Japanese Prime Minister Shinzo Abe (left) and Russian President Vladimir Putin shake hands after a joint press statement following their meeting at the Kremlin in Moscow on January 22.

Russian President Vladimir Putin has said that "painstaking work" remains before Russia can conclude a peace treaty with Japan to formally end World War II.

A settlement that negotiators would propose must be "supported" by the public, Putin also said in Moscow on January 22 following talks with the Japanese prime minister on a decades-old territorial dispute that has prevented Moscow and Tokyo from signing a peace agreement.

Standing alongside Putin, Prime Minister Shinzo Abe said that he and the Russian president had confirmed their determination to find a solution to the dispute over the four southernmost islands in the Kuriles chain, which runs from Hokkaido in Japan to Russia's Kamchatka Peninsula.

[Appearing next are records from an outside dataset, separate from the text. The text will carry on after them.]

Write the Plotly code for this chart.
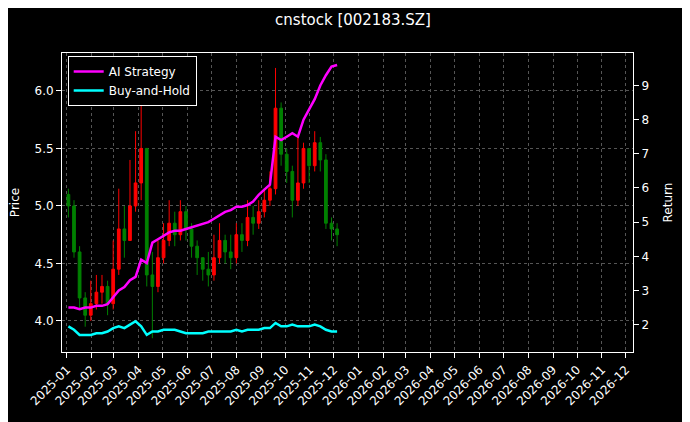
import pandas as pd
import plotly.graph_objects as go

dates = pd.date_range('2025-01-03', periods=49, freq='7D')

close = [5.00, 4.60, 4.20, 4.05, 4.15, 4.25, 4.30, 4.15, 4.45, 4.80, 4.70, 5.00, 5.20,
         5.50, 4.40, 4.30, 4.55, 4.70, 4.85, 4.75, 4.95, 4.80, 4.65, 4.55, 4.45,
         4.40, 4.55, 4.70, 4.60, 4.55, 4.75, 4.70, 4.90, 4.85, 4.95, 5.05, 5.15, 5.85,
         5.45, 5.30, 5.05, 5.20, 5.50, 5.35, 5.55, 5.40, 4.85, 4.80, 4.75]
high = [5.15, 5.05, 4.65, 4.25, 4.35, 4.40, 4.40, 4.35, 4.70, 5.15, 5.00, 5.40, 5.65,
        5.90, 5.50, 4.60, 4.70, 4.85, 5.05, 4.95, 5.05, 5.00, 4.85, 4.70, 4.55,
        4.60, 4.75, 4.85, 4.75, 4.75, 4.85, 4.85, 5.05, 5.00, 5.05, 5.15, 5.30, 6.20,
        5.90, 5.50, 5.35, 5.60, 5.55, 5.50, 5.65, 5.60, 5.45, 4.90, 4.85]
low = [4.90, 4.55, 4.10, 3.95, 4.00, 4.10, 4.15, 4.05, 4.10, 4.40, 4.55, 4.70, 4.95,
       5.05, 4.30, 3.85, 4.25, 4.50, 4.65, 4.65, 4.70, 4.70, 4.55, 4.40, 4.35,
       4.30, 4.35, 4.50, 4.50, 4.45, 4.50, 4.60, 4.65, 4.75, 4.80, 4.90, 5.00, 5.10,
       5.35, 5.20, 4.90, 5.00, 5.15, 5.20, 5.30, 5.30, 4.80, 4.70, 4.65]
open_ = [5.10] + close[:-1]

ai_strategy = [2.50, 2.50, 2.45, 2.50, 2.50, 2.55, 2.55, 2.60, 2.80, 3.00, 3.10, 3.30, 3.40,
               3.90, 3.80, 4.40, 4.50, 4.60, 4.70, 4.75, 4.75, 4.80, 4.85, 4.90, 4.95,
               5.00, 5.10, 5.20, 5.30, 5.35, 5.45, 5.45, 5.50, 5.60, 5.80, 5.95, 6.10, 7.50,
               7.40, 7.50, 7.60, 7.50, 8.00, 8.30, 8.60, 9.00, 9.30, 9.55, 9.60]
buy_hold = [1.95, 1.85, 1.70, 1.70, 1.70, 1.75, 1.75, 1.80, 1.90, 1.95, 1.90, 2.00, 2.10,
            1.95, 1.70, 1.80, 1.80, 1.85, 1.85, 1.85, 1.80, 1.75, 1.75, 1.75, 1.75,
            1.80, 1.80, 1.80, 1.80, 1.80, 1.85, 1.80, 1.85, 1.85, 1.85, 1.90, 1.90, 2.05,
            1.95, 1.95, 2.00, 1.95, 1.95, 1.95, 2.00, 1.95, 1.85, 1.80, 1.80]

tick_dates = pd.date_range('2025-01-01', '2026-12-01', freq='MS')

fig = go.Figure()
fig.add_trace(go.Candlestick(x=dates, open=open_, high=high, low=low, close=close,
                             increasing=dict(line=dict(color='red', width=1), fillcolor='red'),
                             decreasing=dict(line=dict(color='green', width=1), fillcolor='green'),
                             showlegend=False, whiskerwidth=0))
fig.add_trace(go.Scatter(x=dates, y=ai_strategy, name='AI Strategy', yaxis='y2',
                         line=dict(color='magenta', width=2.5)))
fig.add_trace(go.Scatter(x=dates, y=buy_hold, name='Buy-and-Hold', yaxis='y2',
                         line=dict(color='cyan', width=2.5)))

grid = dict(showgrid=True, gridcolor='#555', griddash='dot', gridwidth=0.5)
fig.update_layout(
    width=690, height=422,
    paper_bgcolor='black', plot_bgcolor='black',
    font=dict(family='DejaVu Sans', color='white', size=12),
    title=dict(text='cnstock [002183.SZ]', x=0.5, y=0.985, yanchor='top', font=dict(size=15)),
    margin=dict(l=54, r=65, t=45, b=78, autoexpand=False),
    xaxis=dict(range=['2024-12-26', '2026-12-10'], tickvals=tick_dates,
               ticktext=[d.strftime('%Y-%m') for d in tick_dates], tickangle=-45,
               rangeslider=dict(visible=False), showline=True, linecolor='white',
               mirror=True, ticks='outside', tickcolor='white', zeroline=False,
               automargin=False, **grid),
    yaxis=dict(title=dict(text='Price', font=dict(size=12)), range=[3.73, 6.33],
               tickvals=[4.0, 4.5, 5.0, 5.5, 6.0], automargin=False,
               tickformat='.1f', showline=True, linecolor='white', ticks='outside',
               tickcolor='white', zeroline=False, **grid),
    yaxis2=dict(title=dict(text='Return', font=dict(size=12)), overlaying='y', side='right',
                range=[1.2, 9.95], automargin=False,
                tickvals=list(range(2, 10)), showgrid=False, showline=True,
                linecolor='white', ticks='outside', tickcolor='white', zeroline=False),
    legend=dict(x=0.01, y=0.99, bgcolor='black', bordercolor='white', borderwidth=1,
                font=dict(size=12)),
)

fig.write_html("out.html")
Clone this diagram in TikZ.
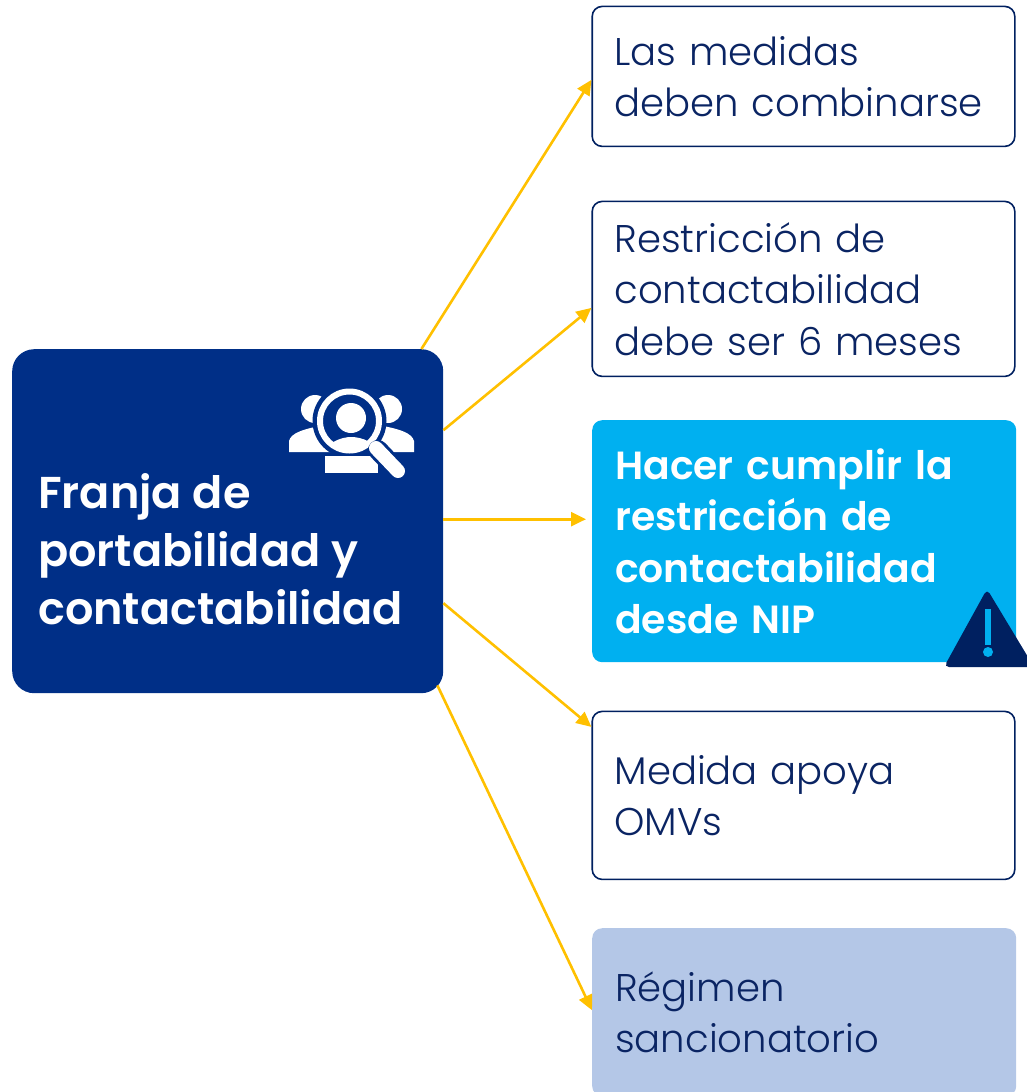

Soviet troops seized the islands between the Sea of Okhotsk and the Pacific Ocean during the final days of World War II.

Tokyo's refusal to recognize Moscow's sovereignty there is an issue that has stalled the peace process since the 1950s.

The islands are known in Russia as the Southern Kuriles and in Japan as the Northern Territories.

Three of the disputed islands are inhabited while the fourth, Habomai, is actually a group of islets where only a Russian border patrol is present.

Putin and Abe met at the Kremlin for about two hours of face-to-face talks on January 22 that were followed by a broader meeting that included more officials from the two countries, TASS reported.

In prepared remarks to reporters after their talks, Putin and Abe both spoke of their resolve to try to find a solution to the dispute between their countries, but they offered few specifics on whether the sides were close to reaching an agreement.

"Ahead of us lies painstaking work to create the conditions for us to arrive at a mutually acceptable solution," Putin said.

"Of course, solutions proposed by negotiators should be acceptable for the peoples of Russia and Japan, supported by the societies of both our countries," he added.

Putin also confirmed that Moscow was still interested in building the negotiating process on a 1956 Soviet proposal to return the two less populated islands, Shikotan and a group of islets called Habomai.

The Japanese leader said that the two countries' foreign ministers were set to meet in February to pursue talks about a possible deal.

Kremlin spokesman Dmitry Peskov later said that it was necessary for the sides to "enhance the atmosphere of mutual trust," which he said will make it possible to "make progress" on the territorial dispute.

Ahead of the meeting, Putin told Abe that diplomats on both sides had "worked a lot...on the issues surrounding the peace agreement."

Abe responded that he was interested in developing ties and "would like to have a through discussion on the peace treaty."

Despite an autumn agreement to intensify negotiations, the Kremlin has played down the prospects of quickly resolving the dispute.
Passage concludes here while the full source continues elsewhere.